Exercise data:
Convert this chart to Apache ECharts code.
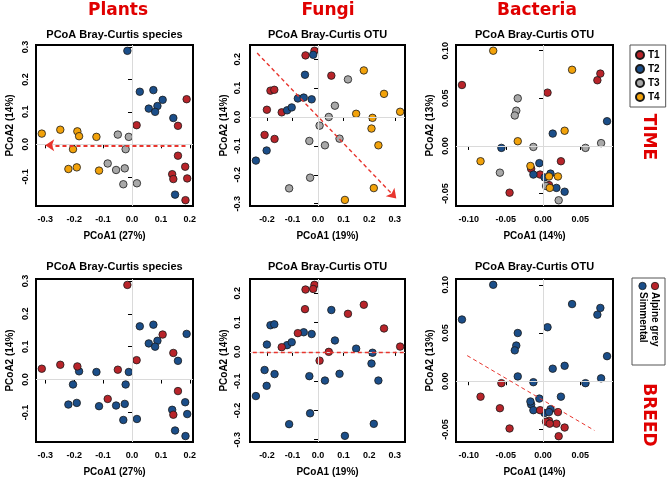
<!DOCTYPE html>
<html><head><meta charset="utf-8">
<script src="https://cdn.jsdelivr.net/npm/echarts@6/dist/echarts.min.js"></script>
<style>html,body{margin:0;padding:0;background:#fff}#c{width:667px;height:480px}</style>
</head><body><div id="c"></div>
<script>
// ---------- data ----------
const timeGroups = ['T1','T2','T3','T4'];
const breedGroups = ['Alpine grey','Simmental'];

const plantsX = [-0.016,0.027,0.074,0.106,0.058,0.088,0.080,0.143,0.149, 0.189,0.016,0.159,0.159,0.184,0.139,0.143,0.191,0.185, -0.049,-0.011,-0.022,-0.084,-0.055,-0.025,-0.030,0.017, -0.312,-0.248,-0.189,-0.183,-0.123,-0.204,-0.220,-0.191,-0.114];
const plantsY = [0.288,0.162,0.167,0.137,0.110,0.118,0.100,0.081,-0.155, 0.139,0.059,0.057,-0.035,-0.069,-0.092,-0.107,-0.105,-0.172, 0.030,0.023,-0.015,-0.059,-0.079,-0.074,-0.123,-0.120, 0.033,0.045,0.040,0.025,0.023,-0.015,-0.076,-0.071,-0.081];
const plantsTime = ['T2','T2','T2','T2','T2','T2','T2','T2','T2', 'T1','T1','T1','T1','T1','T1','T1','T1','T1', 'T3','T3','T3','T3','T3','T3','T3','T3', 'T4','T4','T4','T4','T4','T4','T4','T4','T4'];
const plantsBreed = ['A','S','S','A','S','S','S','A','S', 'S','A','S','A','S','S','A','S','S', 'A','S','S','A','S','S','S','S', 'A','A','A','S','S','S','S','S','S'];

const fungiX = [-0.014,-0.049,0.052,-0.186,-0.171,-0.200,-0.142,-0.209,-0.170, -0.019,-0.051,-0.079,-0.056,-0.025,-0.121,-0.103,-0.201,-0.243, 0.117,0.066,0.042,0.006,-0.034,0.027,0.084,-0.031,-0.113, 0.179,0.258,0.321,0.149,0.213,0.209,0.236,0.218,0.105];
const fungiY = [0.229,0.213,0.143,0.091,0.094,0.025,0.016,-0.062,-0.076, 0.215,0.146,0.064,0.067,0.061,0.023,0.033,-0.116,-0.151, 0.130,0.039,0.000,-0.030,-0.083,-0.098,-0.075,-0.210,-0.247, 0.161,0.080,0.018,0.011,-0.003,-0.040,-0.098,-0.246,-0.287];
const fungiTime = ['T1','T1','T1','T1','T1','T1','T1','T1','T1', 'T2','T2','T2','T2','T2','T2','T2','T2','T2', 'T3','T3','T3','T3','T3','T3','T3','T3','T3', 'T4','T4','T4','T4','T4','T4','T4','T4','T4'];
const fungiBreed = ['A','A','S','S','S','S','A','S','S', 'A','A','A','S','S','S','S','S','S', 'A','S','A','A','S','S','S','S','S', 'A','A','A','S','S','S','S','S','S'];

const bactX = [-0.109,0.006,0.073,0.077,0.024,-0.016,-0.004,0.008,-0.045, -0.056,0.013,0.086,-0.005,-0.013,0.002,0.010,0.018,0.029, -0.034,-0.036,-0.038,-0.013,0.057,0.078,-0.058,0.004,0.021, -0.067,0.039,0.029,-0.034,-0.084,-0.017,0.008,0.020,0.009];
const bactY = [0.064,0.056,0.069,0.076,-0.016,-0.024,-0.030,-0.041,-0.049, -0.002,0.013,0.026,-0.018,-0.030,-0.033,-0.029,-0.044,-0.048, 0.050,0.037,0.032,-0.001,-0.002,0.003,-0.028,-0.042,-0.057, 0.100,0.080,0.016,0.005,-0.016,-0.021,-0.032,-0.032,-0.044];
const bactTime = ['T1','T1','T1','T1','T1','T1','T1','T1','T1', 'T2','T2','T2','T2','T2','T2','T2','T2','T2', 'T3','T3','T3','T3','T3','T3','T3','T3','T3', 'T4','T4','T4','T4','T4','T4','T4','T4','T4'];
const bactBreed = ['S','S','S','S','S','S','A','A','A', 'A','S','S','S','S','S','S','A','A', 'S','S','S','S','S','S','A','A','A', 'S','S','S','S','A','S','S','A','A'];

const plantsXTicks = [-0.3,-0.2,-0.1,0.0,0.1,0.2];
const plantsYTicks = [-0.1,0.0,0.1,0.2,0.3];
const fungiXTicks = [-0.2,-0.1,0.0,0.1,0.2,0.3];
const fungiYTicks = [-0.3,-0.2,-0.1,0.0,0.1,0.2];
const bactXTicks = [-0.10,-0.05,0.00,0.05];
const bactYTicks = [-0.05,0.00,0.05,0.10];

const plantsArrow = [[0.185,-0.003],[-0.300,-0.003]];
const fungiArrow = [[-0.238,0.221],[0.306,-0.282]];
const fungiBreedLine = [[-0.255,-0.003],[0.335,-0.003]];
const bactBreedLine = [[-0.102,0.0266],[0.069,-0.051]];

// ---------- styling ----------
const FONT = '"Liberation Sans", Arial, sans-serif';
const BIG = '"DejaVu Sans", sans-serif';
const timeColors = {T1:'#B8242A', T2:'#1B4E89', T3:'#A8A8A8', T4:'#F2A20A'};
const breedColors = {'A':'#B8242A', 'S':'#1B4E89'};
const breedName = {'A':'Alpine grey','S':'Simmental'};
const LINE_RED = '#E8352E';

const grids = [
  {left:36, top:45, width:157, height:161},
  {left:250, top:45, width:155, height:161},
  {left:456, top:45, width:157, height:161},
  {left:36, top:279, width:157, height:163},
  {left:250, top:279, width:155, height:163},
  {left:456, top:279, width:157, height:163}
].map(g => Object.assign(g, {show:true, borderColor:'#000', borderWidth:2, backgroundColor:'transparent'}));

function xAx(i, min, max, ticks, dec, name){
  return {type:'value', gridIndex:i, min:min, max:max, name:name, nameLocation:'middle', nameGap:25,
    nameTextStyle:{fontFamily:FONT, fontWeight:'bold', fontSize:10, color:'#000'},
    axisLine:{show:false}, splitLine:{show:false},
    axisTick:{show:true, inside:false, length:4, customValues:ticks, lineStyle:{color:'#000', width:1}},
    axisLabel:{customValues:ticks, formatter:v=>Number(v).toFixed(dec), margin:9, fontSize:9, fontWeight:'bold', color:'#000', fontFamily:FONT}};
}
function yAx(i, min, max, ticks, dec, name, m){
  return {type:'value', gridIndex:i, min:min, max:max, name:name, nameLocation:'middle', nameGap:21, nameRotate:90,
    nameTextStyle:{fontFamily:FONT, fontWeight:'bold', fontSize:10, color:'#000'},
    axisLine:{show:false}, splitLine:{show:false},
    axisTick:{show:true, inside:false, length:4, customValues:ticks, lineStyle:{color:'#000', width:1}},
    axisLabel:{customValues:ticks, rotate:90, formatter:v=>Number(v).toFixed(dec), margin:m, fontSize:9, fontWeight:'bold', color:'#000', fontFamily:FONT}};
}

const xAxes = [
  xAx(0,-0.332,0.211,plantsXTicks,1,'PCoA1 (27%)'),
  xAx(1,-0.266,0.340,fungiXTicks,1,'PCoA1 (19%)'),
  xAx(2,-0.117,0.094,bactXTicks,2,'PCoA1 (14%)'),
  xAx(3,-0.332,0.211,plantsXTicks,1,'PCoA1 (27%)'),
  xAx(4,-0.266,0.340,fungiXTicks,1,'PCoA1 (19%)'),
  xAx(5,-0.117,0.094,bactXTicks,2,'PCoA1 (14%)')
];
const yAxes = [
  yAx(0,-0.190,0.306,plantsYTicks,1,'PCoA2 (14%)',6),
  yAx(1,-0.308,0.249,fungiYTicks,1,'PCoA2 (14%)',8),
  yAx(2,-0.063,0.106,bactYTicks,2,'PCoA2 (13%)',6),
  yAx(3,-0.190,0.306,plantsYTicks,1,'PCoA2 (14%)',6),
  yAx(4,-0.308,0.249,fungiYTicks,1,'PCoA2 (14%)',8),
  yAx(5,-0.063,0.106,bactYTicks,2,'PCoA2 (13%)',6)
];

const series = [];
function zeroLines(i){
  series.push({type:'scatter', xAxisIndex:i, yAxisIndex:i, data:[[0,0]], symbolSize:0, silent:true, z:1,
    markLine:{silent:true, animation:false, symbol:'none', label:{show:false},
      lineStyle:{color:'#dadada', type:'solid', width:1}, data:[{xAxis:0},{yAxis:0}]}});
}
function dashLine(i, pts, arrow, width){
  series.push({type:'scatter', xAxisIndex:i, yAxisIndex:i, data:[pts[0]], symbolSize:0, silent:true, z:5,
    markLine:{silent:true, animation:false, symbol: arrow ? ['none','arrow'] : ['none','none'], symbolSize: 9,
      label:{show:false}, lineStyle:{color:LINE_RED, type:[4,3], width:width},
      data:[[{coord:pts[0]},{coord:pts[1]}]]}});
}
function points(i, X, Y, G, groups, colors, nameMap){
  groups.forEach(g => {
    const d = [];
    X.forEach((x,k) => { if (G[k] === g) d.push([x, Y[k]]); });
    series.push({type:'scatter', name: nameMap ? nameMap[g] : g, xAxisIndex:i, yAxisIndex:i, data:d, symbol:'circle', symbolSize:7.5, z:3,
      itemStyle:{color:colors[g], borderColor:'#1a1a1a', borderWidth:0.8, opacity:1}, animation:false});
  });
}

// top row: TIME
zeroLines(0); points(0, plantsX, plantsY, plantsTime, timeGroups, timeColors); dashLine(0, plantsArrow, true, 2);
zeroLines(1); points(1, fungiX, fungiY, fungiTime, timeGroups, timeColors); dashLine(1, fungiArrow, true, 1.4);
zeroLines(2); points(2, bactX, bactY, bactTime, timeGroups, timeColors);
// bottom row: BREED
zeroLines(3); points(3, plantsX, plantsY, plantsBreed, ['S','A'], breedColors, breedName);
zeroLines(4); points(4, fungiX, fungiY, fungiBreed, ['S','A'], breedColors, breedName); dashLine(4, fungiBreedLine, false, 1.4);
zeroLines(5); points(5, bactX, bactY, bactBreed, ['S','A'], breedColors, breedName); dashLine(5, bactBreedLine, false, 1);

function txt(x, y, s, font, fill, rot, align){
  return {type:'text', x:x, y:y, rotation: rot || 0, silent:true,
    style:{text:s, font:font, fill:fill, textAlign:align || 'center', textVerticalAlign:'middle', align:align || 'center', verticalAlign:'middle'}};
}
const RED = '#E00000';
const graphics = [
  txt(118, 11, 'Plants', 'bold 17px ' + BIG, RED),
  txt(328, 11, 'Fungi', 'bold 17px ' + BIG, RED),
  txt(537, 11, 'Bacteria', 'bold 17px ' + BIG, RED),
  txt(114.5, 35, 'PCoA Bray-Curtis species', 'bold 11px ' + FONT, '#000'),
  txt(327.5, 35, 'PCoA Bray-Curtis OTU', 'bold 11px ' + FONT, '#000'),
  txt(534.5, 35, 'PCoA Bray-Curtis OTU', 'bold 11px ' + FONT, '#000'),
  txt(114.5, 267, 'PCoA Bray-Curtis species', 'bold 11px ' + FONT, '#000'),
  txt(327.5, 267, 'PCoA Bray-Curtis OTU', 'bold 11px ' + FONT, '#000'),
  txt(534.5, 267, 'PCoA Bray-Curtis OTU', 'bold 11px ' + FONT, '#000'),
  txt(648, 137, 'TIME', 'bold 17px ' + BIG, RED, -Math.PI/2),
  txt(648, 415, 'BREED', 'bold 17px ' + BIG, RED, -Math.PI/2),
  {type:'rect', shape:{x:632, y:278, width:33, height:87}, style:{fill:'#fff', stroke:'#555', lineWidth:1}, silent:true},
  {type:'circle', shape:{cx:655, cy:286, r:3.7}, style:{fill:breedColors.A, stroke:'#1a1a1a', lineWidth:0.8}, silent:true},
  {type:'circle', shape:{cx:642.5, cy:286, r:3.7}, style:{fill:breedColors.S, stroke:'#1a1a1a', lineWidth:0.8}, silent:true},
  txt(655, 292, breedGroups[0], 'bold 10px ' + FONT, '#000', -Math.PI/2, 'left'),
  txt(642.5, 292, breedGroups[1], 'bold 10px ' + FONT, '#000', -Math.PI/2, 'left')
];

const chart = echarts.init(document.getElementById('c'), null, {renderer:'canvas'});
chart.setOption({
  animation:false,
  backgroundColor:'#fff',
  grid: grids,
  xAxis: xAxes,
  yAxis: yAxes,
  legend: {data: timeGroups, orient:'vertical', left:630, top:45, selectedMode:false, icon:'circle',
    itemWidth:8, itemHeight:8, itemGap:4, padding:[5,6,5,5], borderColor:'#555', borderWidth:1,
    textStyle:{fontFamily:FONT, fontWeight:'bold', fontSize:10, color:'#000', padding:[0,0,0,-1]}},
  graphic: graphics,
  series: series
});
</script></body></html>
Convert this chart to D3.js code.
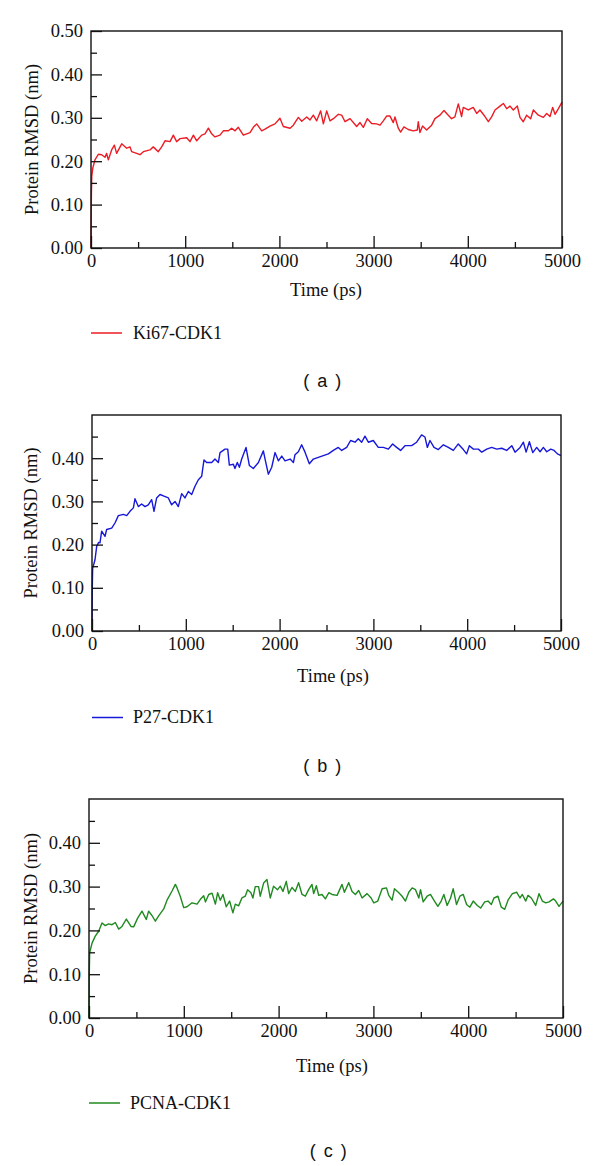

Written request:
Leave the pictures out and please restate exactly the lines running from the start of the material through the one with "const breedGroups = ['Alpine".

Task solution:
Convert this chart to Apache ECharts code.
<!DOCTYPE html>
<html><head><meta charset="utf-8">
<script src="https://cdn.jsdelivr.net/npm/echarts@6/dist/echarts.min.js"></script>
<style>html,body{margin:0;padding:0;background:#fff}#c{width:667px;height:480px}</style>
</head><body><div id="c"></div>
<script>
// ---------- data ----------
const timeGroups = ['T1','T2','T3','T4'];
const breedGroups = ['Alpine grey','Simmental'];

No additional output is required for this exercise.